Important distinction. The sector combines a direct emissions challenge with a natural carbon opportunity. The analysis keeps these two layers separate to avoid double counting and to make the implementation task clearer.
Method and sources
The 2025 publication is a snapshot and reflection layer. It does not replace the earlier Gelderland Climate Opportunities Map. The earlier map remains the planning and potential layer. The 2025 page adds progress, traction, the remaining gap and key attention points towards 2030.
Emissions development is treated as an accounting layer. Solution potential is treated as a solutions layer. The method page explains the distinction between Tank-to-Wheel emissions accounting and Well-to-Wheel solutions analysis.
Frequently asked questions
What does the 2025 snapshot show for agriculture and land use in Gelderland?
It shows that emissions increased from 3,419 to 3,598 kilotonnes of CO2-equivalent.
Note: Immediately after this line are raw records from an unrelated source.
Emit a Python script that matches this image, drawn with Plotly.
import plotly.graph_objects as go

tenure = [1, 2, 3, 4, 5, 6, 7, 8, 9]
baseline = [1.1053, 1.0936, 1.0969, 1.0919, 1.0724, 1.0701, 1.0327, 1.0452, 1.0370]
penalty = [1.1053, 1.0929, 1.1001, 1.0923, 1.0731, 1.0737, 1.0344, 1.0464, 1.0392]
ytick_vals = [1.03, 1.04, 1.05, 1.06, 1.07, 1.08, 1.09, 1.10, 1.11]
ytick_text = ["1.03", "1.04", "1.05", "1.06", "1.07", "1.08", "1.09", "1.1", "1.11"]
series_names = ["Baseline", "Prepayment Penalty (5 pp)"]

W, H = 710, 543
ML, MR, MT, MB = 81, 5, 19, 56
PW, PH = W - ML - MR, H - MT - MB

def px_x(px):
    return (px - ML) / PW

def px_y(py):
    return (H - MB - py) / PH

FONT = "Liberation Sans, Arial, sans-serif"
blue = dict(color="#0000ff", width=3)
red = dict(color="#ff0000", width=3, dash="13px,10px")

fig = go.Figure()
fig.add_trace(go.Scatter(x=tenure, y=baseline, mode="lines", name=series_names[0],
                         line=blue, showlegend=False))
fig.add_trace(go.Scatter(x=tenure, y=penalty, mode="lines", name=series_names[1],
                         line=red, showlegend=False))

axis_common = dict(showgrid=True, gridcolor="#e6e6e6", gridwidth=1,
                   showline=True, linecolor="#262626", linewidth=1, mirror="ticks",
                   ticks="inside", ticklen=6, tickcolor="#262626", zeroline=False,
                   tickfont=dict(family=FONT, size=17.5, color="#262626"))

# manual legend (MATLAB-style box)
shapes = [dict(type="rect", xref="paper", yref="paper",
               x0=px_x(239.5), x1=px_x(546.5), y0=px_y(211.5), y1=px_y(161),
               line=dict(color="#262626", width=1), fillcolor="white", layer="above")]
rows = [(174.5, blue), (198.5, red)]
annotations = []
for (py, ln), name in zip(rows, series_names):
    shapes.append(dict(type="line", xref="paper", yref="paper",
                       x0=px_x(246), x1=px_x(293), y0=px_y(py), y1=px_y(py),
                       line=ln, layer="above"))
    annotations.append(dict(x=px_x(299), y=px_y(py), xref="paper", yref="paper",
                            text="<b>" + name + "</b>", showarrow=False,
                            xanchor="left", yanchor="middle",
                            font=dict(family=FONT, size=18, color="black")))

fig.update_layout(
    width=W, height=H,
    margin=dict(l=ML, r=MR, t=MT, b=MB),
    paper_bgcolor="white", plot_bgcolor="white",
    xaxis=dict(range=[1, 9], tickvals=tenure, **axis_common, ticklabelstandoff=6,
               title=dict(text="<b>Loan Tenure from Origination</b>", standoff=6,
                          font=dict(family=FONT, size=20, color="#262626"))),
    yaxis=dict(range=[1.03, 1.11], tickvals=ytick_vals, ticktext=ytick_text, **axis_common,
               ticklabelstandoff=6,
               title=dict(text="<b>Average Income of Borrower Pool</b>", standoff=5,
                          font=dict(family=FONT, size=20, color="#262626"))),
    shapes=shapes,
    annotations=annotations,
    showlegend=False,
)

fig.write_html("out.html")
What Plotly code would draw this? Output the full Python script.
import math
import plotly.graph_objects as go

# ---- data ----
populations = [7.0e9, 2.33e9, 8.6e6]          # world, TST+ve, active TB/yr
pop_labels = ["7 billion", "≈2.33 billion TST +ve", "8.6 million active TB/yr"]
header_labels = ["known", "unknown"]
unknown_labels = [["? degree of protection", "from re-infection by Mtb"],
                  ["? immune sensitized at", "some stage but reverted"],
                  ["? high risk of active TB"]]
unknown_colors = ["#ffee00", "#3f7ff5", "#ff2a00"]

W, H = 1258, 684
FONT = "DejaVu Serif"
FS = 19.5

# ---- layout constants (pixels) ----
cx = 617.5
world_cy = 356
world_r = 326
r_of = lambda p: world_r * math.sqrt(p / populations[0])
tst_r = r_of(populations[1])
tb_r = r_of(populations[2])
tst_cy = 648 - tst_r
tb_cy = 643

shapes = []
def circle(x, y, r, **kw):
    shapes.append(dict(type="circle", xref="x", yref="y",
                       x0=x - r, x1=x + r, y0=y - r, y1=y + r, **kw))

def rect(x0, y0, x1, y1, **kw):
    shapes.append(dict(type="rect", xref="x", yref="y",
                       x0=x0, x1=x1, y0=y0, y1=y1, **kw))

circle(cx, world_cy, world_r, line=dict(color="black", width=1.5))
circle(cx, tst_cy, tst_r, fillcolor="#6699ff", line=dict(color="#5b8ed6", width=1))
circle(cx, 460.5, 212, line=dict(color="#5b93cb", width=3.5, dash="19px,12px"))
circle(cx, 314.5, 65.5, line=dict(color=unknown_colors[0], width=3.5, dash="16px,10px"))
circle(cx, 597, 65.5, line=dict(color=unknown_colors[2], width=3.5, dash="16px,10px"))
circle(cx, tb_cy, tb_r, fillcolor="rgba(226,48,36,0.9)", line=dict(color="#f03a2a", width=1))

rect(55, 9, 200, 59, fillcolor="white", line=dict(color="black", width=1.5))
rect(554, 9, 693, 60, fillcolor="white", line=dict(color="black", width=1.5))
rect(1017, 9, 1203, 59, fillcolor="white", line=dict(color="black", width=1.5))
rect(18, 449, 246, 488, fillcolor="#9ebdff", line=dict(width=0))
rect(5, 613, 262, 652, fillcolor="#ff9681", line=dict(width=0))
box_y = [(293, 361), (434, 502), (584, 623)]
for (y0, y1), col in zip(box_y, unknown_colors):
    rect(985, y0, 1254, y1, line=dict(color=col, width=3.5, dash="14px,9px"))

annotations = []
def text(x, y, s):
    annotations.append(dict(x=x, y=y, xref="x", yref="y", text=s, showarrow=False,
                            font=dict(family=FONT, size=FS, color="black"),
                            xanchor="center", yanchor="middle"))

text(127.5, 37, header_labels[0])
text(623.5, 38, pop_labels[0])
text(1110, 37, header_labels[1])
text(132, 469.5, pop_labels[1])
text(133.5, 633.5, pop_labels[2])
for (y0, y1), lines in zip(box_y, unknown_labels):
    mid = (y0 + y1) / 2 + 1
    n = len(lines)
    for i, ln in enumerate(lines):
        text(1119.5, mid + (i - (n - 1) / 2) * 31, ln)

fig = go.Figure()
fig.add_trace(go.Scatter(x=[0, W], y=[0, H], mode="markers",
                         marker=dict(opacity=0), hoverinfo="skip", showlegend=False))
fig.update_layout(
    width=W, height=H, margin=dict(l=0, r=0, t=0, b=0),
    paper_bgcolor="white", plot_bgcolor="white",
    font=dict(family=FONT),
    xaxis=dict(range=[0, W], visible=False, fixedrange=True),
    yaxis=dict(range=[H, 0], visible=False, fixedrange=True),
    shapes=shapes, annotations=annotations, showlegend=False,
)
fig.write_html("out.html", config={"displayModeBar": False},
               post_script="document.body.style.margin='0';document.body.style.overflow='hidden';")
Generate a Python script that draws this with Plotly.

The sector is therefore not yet on track, while the calculated 2030 reduction potential remains substantial.
Which measure has the largest calculated reduction potential?
Manure digestion and green gas have the largest quantified potential in the ambitious 2030 scenario, at 327 kilotonnes of CO2-equivalent.
Why are diet and feed part of a climate analysis?
Diet and feed influence livestock pressure, land use, methane emissions and upstream supply-chain emissions. In the analysis, plant-rich diet and feed transition together account for 624 kilotonnes of CO2-equivalent in potential reduction.
How is carbon sequestration treated?
Carbon sequestration is reported separately from emissions reduction. For agriculture and land use, the 2030 sequestration potential is estimated at 19 to 107 kilotonnes of CO2-equivalent.